How Paul Ryan Solves Romney's Auto Bailout Problem
GM spokeswoman Katie McBride said the plant was placed on standby status when it closed "and will remain in this status for the foreseeable future. Future market conditions and our UAW-GM national agreement will dictate what happens to the plant going forward."
Ryan was one of 32 House Republicans to break with their party and support the bailout, Automotive News reported.
Subsequently, Ryan has offered various rationales for his support of the bill, as Automotive News detailed. In a 2008 statement, he said that the loan he backed would not use any tax dollars, and that "any assistance to the domestic auto industry should be drawn from previously approved funds from a U.S. Department of Energy loan package, rather than divert resources from the financial rescue package or rely on additional taxpayer dollars."
In a June 2010 interview with the Fox Business Network, Ryan said he wouldn't have backed the bailout if he had known the loans would come from TARP.
"The whole purpose of voting for that auto bill was to prevent the auto companies from getting TARP dollars," Ryan said. "What happened? It didn't get that money and President Bush, followed by President Obama, gave them TARP and now TARP has become this revolving government slush fund."
Although Romney is the son of the former president of American Motors, he does not generally share the views of people in the auto industry.
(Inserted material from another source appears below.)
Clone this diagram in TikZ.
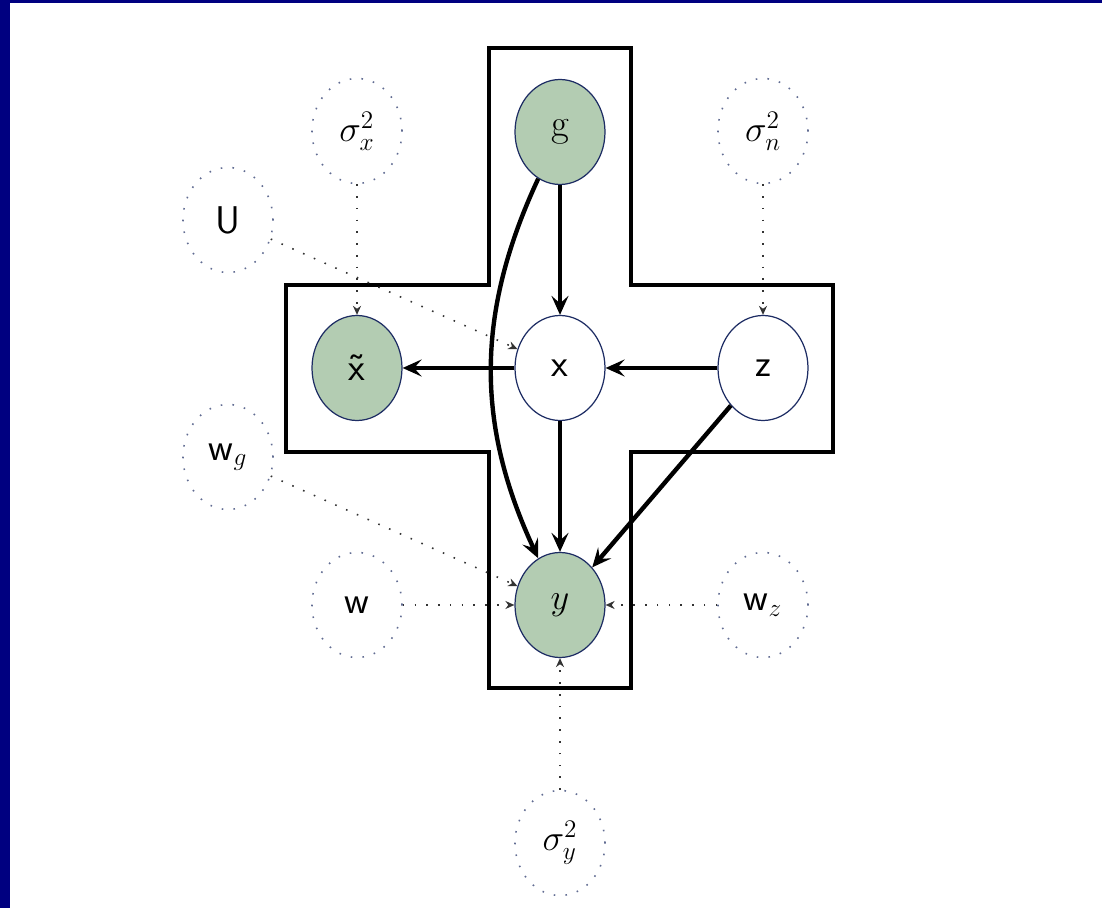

Often it seems that the harsh realities of dysfunctional politics force Romney into a corner where he must oppose the Obama administration's policies at every turn, and oppose government involvement in the economy even when it is needed.
In 2008, in a now-famous column he wrote for The New York Times before Obama took office, Romney began by sayingL "If General Motors and Chrysler get the bailout that their chief executives asked for on Tuesday, you can kiss the American automotive industry goodbye. It won't go overnight, but its demise will be virtually guaranteed." The column was headlined "Let Detroit Go Bankrupt," and, as often happens; the headline is the best remembered part of the story.
In a June interview with The Detroit News, Romney seemed to back away from blanket opposition to the bailout, saying he would have been fine with the government bailing out the auto industry, but only after the embattled companies had gone through managed bankruptcy.
Now, with a bailout advocate by his side, Romney can back away even further.